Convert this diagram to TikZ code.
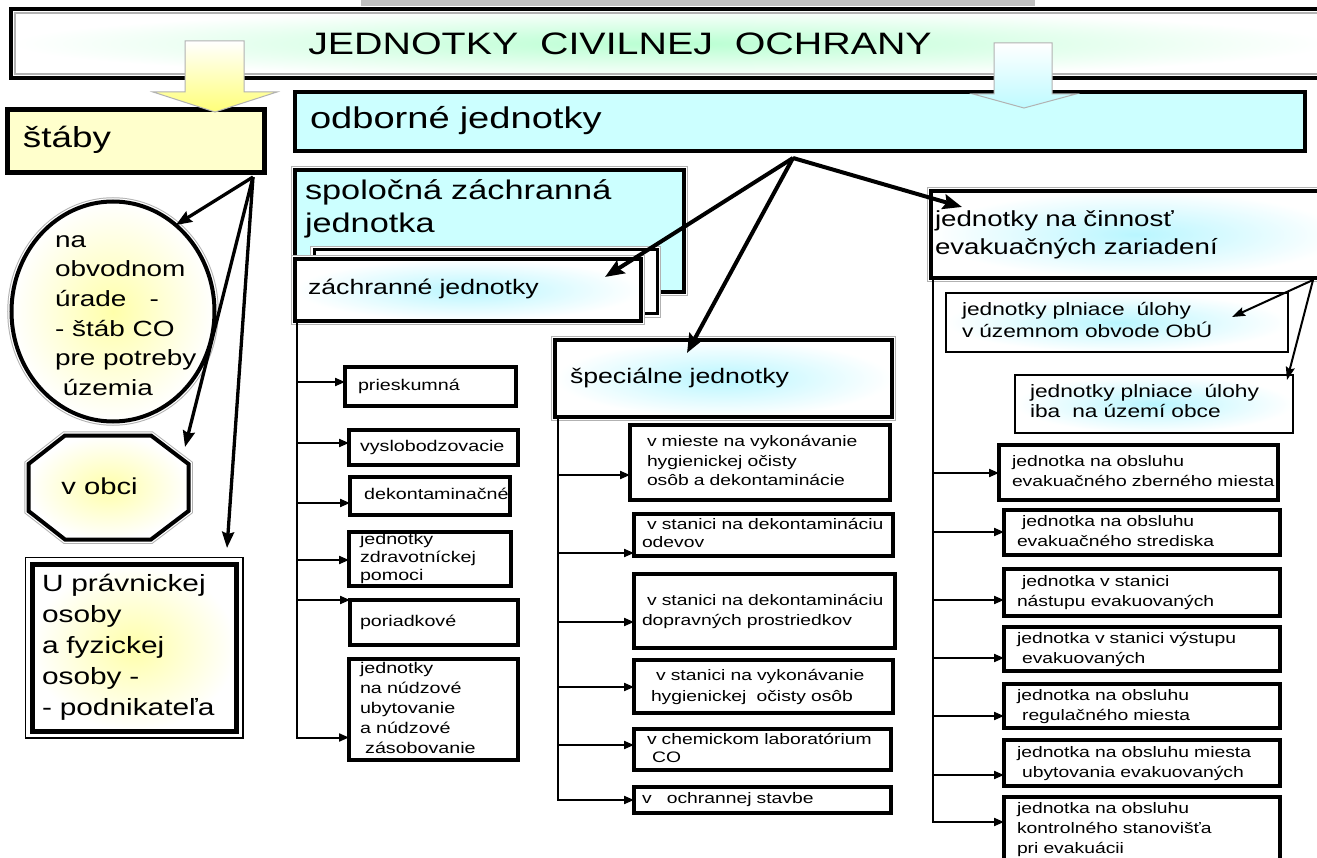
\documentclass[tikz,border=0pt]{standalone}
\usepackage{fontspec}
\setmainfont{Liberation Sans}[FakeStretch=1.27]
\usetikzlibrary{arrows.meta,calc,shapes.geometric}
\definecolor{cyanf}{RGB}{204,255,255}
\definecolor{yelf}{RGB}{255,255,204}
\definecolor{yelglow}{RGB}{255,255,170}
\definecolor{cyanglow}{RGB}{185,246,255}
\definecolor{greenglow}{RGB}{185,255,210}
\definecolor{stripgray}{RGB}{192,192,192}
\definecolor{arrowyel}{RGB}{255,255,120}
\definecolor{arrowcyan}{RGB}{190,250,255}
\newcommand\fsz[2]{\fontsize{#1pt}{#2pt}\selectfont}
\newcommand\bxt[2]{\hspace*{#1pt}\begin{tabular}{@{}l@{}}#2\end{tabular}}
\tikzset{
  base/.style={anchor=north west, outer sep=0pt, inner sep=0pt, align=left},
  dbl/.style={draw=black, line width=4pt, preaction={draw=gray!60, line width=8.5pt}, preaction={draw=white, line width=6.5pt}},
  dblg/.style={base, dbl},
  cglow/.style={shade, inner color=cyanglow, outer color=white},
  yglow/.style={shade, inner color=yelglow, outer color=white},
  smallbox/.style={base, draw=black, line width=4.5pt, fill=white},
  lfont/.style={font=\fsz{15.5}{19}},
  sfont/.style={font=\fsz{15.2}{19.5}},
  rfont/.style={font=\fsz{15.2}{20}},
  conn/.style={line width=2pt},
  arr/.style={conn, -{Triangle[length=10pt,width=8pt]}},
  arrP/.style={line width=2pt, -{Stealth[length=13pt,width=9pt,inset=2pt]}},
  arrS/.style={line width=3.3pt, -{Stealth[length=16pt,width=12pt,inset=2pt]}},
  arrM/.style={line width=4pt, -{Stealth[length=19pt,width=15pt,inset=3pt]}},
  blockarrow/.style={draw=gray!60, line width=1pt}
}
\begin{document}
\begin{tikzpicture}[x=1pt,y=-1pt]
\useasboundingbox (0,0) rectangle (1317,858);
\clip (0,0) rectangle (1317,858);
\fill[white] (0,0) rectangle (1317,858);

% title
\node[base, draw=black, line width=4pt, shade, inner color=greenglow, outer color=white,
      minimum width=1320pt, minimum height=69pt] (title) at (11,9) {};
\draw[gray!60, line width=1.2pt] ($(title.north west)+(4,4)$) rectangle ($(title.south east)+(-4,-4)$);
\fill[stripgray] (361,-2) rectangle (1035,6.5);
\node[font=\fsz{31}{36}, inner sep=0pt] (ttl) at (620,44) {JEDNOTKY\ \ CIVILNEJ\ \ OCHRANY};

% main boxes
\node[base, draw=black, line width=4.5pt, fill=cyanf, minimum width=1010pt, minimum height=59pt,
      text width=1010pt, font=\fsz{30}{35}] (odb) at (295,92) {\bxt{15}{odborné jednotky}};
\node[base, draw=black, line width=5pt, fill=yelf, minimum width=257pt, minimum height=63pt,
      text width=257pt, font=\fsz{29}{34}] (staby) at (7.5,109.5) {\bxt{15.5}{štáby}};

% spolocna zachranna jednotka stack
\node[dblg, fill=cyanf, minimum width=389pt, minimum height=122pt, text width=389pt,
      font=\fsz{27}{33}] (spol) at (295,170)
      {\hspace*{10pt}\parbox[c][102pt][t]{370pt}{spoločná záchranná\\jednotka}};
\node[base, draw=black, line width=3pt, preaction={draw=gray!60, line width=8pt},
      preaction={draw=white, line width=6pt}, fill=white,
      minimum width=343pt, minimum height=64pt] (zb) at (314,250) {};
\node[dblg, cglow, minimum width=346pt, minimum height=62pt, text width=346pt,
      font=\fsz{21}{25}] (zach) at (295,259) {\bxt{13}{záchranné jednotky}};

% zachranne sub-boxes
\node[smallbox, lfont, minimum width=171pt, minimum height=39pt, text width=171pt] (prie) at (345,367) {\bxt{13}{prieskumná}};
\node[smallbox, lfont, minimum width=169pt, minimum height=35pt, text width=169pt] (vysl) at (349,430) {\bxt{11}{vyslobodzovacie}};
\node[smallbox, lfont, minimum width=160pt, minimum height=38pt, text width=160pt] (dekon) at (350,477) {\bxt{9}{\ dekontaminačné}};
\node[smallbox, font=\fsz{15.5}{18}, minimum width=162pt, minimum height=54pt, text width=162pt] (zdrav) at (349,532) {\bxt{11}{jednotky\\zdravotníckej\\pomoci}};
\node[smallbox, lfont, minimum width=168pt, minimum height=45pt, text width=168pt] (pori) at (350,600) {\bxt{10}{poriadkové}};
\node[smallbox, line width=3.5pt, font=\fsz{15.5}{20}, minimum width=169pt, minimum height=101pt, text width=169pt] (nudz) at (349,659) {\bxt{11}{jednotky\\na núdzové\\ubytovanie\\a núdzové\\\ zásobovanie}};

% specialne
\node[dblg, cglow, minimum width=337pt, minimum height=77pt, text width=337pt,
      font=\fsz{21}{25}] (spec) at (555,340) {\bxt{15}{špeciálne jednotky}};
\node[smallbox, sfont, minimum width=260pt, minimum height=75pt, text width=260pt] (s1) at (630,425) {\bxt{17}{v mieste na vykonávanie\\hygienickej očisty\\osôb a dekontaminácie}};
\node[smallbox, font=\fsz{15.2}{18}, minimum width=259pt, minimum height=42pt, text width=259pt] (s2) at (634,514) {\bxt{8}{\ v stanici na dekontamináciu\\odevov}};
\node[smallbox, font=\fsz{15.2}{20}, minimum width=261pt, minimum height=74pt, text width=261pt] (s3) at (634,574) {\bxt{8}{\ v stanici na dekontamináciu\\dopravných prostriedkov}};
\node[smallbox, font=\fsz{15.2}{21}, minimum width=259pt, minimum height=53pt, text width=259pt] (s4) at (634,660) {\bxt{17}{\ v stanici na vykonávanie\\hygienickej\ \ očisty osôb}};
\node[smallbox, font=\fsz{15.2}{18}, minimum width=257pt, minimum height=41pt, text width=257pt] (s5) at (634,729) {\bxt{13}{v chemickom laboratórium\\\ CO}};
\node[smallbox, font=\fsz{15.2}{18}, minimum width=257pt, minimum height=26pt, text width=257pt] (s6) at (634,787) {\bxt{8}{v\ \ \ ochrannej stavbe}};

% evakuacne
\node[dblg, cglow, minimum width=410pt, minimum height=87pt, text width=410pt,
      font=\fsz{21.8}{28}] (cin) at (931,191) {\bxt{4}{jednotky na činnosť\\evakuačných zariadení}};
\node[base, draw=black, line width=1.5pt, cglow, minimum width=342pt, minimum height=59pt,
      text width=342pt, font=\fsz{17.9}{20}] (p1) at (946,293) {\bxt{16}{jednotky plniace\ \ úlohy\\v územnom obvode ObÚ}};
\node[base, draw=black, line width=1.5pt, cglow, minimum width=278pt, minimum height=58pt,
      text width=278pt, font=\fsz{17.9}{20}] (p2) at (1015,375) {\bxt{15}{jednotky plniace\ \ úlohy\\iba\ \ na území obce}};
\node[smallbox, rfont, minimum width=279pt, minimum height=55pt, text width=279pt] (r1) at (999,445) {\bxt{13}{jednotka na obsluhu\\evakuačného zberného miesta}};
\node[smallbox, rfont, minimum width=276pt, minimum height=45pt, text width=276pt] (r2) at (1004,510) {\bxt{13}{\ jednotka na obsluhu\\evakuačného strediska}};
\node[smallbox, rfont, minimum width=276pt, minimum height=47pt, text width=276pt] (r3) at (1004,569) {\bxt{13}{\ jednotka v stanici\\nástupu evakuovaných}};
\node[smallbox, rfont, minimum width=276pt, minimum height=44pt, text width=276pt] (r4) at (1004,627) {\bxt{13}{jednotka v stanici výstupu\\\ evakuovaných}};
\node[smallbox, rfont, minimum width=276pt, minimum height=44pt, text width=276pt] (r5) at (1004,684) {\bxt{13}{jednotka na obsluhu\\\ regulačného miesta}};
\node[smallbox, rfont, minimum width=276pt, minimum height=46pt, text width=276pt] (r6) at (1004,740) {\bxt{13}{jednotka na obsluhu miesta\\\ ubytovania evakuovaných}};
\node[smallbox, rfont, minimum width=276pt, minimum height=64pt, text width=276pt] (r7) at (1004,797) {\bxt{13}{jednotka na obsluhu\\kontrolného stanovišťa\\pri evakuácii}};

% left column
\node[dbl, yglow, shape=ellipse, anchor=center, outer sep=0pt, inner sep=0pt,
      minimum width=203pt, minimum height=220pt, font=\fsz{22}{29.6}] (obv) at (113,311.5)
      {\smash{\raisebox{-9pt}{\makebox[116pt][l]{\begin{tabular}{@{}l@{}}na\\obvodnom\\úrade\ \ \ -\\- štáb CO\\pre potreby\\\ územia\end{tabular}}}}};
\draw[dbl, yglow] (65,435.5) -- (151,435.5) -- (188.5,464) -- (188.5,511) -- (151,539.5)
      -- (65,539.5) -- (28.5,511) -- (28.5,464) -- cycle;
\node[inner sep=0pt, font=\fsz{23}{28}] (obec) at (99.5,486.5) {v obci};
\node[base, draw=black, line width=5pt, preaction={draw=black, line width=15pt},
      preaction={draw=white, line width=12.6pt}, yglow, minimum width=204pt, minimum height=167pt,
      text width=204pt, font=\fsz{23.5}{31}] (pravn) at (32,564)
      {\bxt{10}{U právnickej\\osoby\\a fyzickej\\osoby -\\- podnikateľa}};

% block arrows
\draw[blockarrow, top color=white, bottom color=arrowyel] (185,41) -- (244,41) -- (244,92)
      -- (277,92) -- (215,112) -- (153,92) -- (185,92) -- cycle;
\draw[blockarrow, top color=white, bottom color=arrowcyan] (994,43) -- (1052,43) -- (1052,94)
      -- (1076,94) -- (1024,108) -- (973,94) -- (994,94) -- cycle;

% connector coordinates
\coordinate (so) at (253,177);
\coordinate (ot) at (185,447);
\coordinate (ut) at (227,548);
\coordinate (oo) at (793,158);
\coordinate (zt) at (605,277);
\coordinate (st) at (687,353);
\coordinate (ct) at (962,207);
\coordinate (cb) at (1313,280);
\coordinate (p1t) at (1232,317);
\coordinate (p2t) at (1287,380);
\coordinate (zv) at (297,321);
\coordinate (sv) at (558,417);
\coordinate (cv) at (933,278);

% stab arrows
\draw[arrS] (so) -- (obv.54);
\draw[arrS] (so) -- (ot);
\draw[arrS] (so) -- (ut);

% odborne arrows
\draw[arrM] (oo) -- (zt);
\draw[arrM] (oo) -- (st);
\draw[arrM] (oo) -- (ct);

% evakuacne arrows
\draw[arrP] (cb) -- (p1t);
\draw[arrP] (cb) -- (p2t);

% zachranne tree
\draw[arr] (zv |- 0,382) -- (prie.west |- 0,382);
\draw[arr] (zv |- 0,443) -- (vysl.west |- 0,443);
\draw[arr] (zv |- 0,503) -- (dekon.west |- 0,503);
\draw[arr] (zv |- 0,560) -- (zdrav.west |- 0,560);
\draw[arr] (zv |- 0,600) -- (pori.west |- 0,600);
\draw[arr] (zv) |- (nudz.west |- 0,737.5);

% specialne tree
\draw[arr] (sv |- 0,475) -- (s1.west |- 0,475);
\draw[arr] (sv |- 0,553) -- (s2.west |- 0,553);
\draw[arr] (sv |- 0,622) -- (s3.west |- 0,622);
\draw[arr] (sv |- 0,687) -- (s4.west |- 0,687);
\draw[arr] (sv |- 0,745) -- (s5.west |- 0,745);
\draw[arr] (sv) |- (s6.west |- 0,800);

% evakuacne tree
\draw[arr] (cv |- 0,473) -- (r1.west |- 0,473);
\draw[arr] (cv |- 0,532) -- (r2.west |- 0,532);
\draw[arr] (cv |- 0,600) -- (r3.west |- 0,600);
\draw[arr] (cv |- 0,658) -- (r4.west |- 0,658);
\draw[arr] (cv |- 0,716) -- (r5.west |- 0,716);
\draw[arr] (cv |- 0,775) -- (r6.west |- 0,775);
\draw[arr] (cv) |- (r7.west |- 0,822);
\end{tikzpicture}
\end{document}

==

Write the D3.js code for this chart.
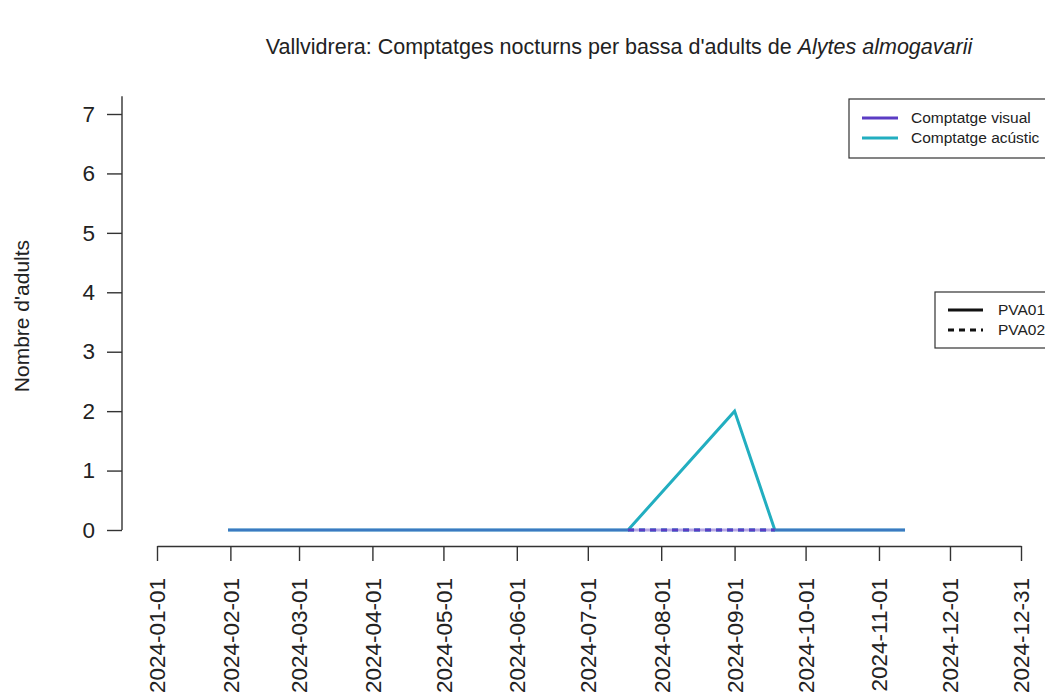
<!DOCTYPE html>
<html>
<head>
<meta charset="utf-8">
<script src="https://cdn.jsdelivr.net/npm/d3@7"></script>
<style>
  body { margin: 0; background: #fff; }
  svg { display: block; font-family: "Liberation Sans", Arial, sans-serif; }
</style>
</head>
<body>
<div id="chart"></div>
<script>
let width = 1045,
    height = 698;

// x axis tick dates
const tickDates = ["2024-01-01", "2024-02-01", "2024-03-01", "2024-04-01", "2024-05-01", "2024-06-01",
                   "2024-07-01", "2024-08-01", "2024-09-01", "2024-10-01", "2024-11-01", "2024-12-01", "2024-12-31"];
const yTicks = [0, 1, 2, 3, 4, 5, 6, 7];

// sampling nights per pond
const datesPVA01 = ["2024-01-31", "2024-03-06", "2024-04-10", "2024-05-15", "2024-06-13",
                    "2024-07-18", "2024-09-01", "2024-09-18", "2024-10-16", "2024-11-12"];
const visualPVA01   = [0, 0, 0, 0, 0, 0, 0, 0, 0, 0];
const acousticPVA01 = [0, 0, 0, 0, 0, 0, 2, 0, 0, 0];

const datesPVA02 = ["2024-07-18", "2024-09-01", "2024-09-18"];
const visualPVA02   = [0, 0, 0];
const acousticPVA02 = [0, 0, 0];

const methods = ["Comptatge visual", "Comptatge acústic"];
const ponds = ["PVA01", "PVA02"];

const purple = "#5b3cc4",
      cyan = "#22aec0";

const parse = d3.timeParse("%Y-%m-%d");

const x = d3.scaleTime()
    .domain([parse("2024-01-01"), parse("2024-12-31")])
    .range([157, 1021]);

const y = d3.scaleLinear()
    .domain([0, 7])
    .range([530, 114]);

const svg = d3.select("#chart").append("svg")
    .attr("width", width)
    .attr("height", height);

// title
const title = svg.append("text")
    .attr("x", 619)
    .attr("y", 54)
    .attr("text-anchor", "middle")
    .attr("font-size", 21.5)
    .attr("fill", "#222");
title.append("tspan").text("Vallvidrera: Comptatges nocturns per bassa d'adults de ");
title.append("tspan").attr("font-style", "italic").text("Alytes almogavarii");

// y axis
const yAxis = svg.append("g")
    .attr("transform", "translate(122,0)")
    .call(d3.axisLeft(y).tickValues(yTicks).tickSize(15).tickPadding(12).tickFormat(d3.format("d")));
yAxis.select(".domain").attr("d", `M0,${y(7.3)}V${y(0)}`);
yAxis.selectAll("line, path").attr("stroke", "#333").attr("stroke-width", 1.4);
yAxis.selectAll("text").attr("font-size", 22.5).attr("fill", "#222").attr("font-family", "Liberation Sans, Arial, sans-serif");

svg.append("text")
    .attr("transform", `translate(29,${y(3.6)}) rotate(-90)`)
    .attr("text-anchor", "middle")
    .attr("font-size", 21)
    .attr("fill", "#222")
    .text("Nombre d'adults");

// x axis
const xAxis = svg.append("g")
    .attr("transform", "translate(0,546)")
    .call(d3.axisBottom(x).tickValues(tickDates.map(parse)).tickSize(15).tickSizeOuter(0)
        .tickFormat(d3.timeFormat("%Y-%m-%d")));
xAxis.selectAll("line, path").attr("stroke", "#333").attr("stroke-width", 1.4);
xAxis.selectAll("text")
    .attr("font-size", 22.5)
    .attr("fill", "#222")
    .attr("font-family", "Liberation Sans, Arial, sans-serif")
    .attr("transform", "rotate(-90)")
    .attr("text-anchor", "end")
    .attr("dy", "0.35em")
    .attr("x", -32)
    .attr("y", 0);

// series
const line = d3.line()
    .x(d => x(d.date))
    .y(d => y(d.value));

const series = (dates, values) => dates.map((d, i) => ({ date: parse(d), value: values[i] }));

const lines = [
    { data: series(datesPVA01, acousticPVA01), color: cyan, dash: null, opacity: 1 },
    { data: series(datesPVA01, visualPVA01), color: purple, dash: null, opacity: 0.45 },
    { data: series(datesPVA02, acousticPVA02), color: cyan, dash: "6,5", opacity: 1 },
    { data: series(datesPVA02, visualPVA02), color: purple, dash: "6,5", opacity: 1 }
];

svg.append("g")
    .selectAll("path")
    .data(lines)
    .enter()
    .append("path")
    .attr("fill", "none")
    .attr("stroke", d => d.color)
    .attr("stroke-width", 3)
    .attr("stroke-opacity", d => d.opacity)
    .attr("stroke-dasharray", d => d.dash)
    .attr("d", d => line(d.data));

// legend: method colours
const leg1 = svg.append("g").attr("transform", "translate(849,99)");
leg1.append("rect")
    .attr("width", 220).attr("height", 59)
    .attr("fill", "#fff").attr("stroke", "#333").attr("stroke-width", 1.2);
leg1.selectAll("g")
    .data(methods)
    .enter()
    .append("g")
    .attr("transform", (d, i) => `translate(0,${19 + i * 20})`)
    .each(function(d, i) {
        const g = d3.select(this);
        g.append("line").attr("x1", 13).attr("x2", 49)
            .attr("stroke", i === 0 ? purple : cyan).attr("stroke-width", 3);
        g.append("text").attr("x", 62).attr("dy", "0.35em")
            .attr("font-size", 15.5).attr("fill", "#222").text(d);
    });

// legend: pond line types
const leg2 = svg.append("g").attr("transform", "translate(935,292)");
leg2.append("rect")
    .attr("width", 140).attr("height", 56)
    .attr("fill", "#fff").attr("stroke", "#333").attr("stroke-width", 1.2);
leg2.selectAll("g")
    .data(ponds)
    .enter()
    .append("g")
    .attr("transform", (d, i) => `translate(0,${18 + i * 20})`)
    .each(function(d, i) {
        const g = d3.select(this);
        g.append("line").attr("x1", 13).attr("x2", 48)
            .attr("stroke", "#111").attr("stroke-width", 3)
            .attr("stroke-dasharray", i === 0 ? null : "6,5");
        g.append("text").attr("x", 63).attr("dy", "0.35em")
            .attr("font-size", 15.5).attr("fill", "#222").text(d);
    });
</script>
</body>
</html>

TASK DETAILS: From the records above, pick out and copy each line holding the word "this".

REPLY:
Convert this diagram to TikZ code.
Write the D3.js code for this chart.
        const g = d3.select(this);
        const g = d3.select(this);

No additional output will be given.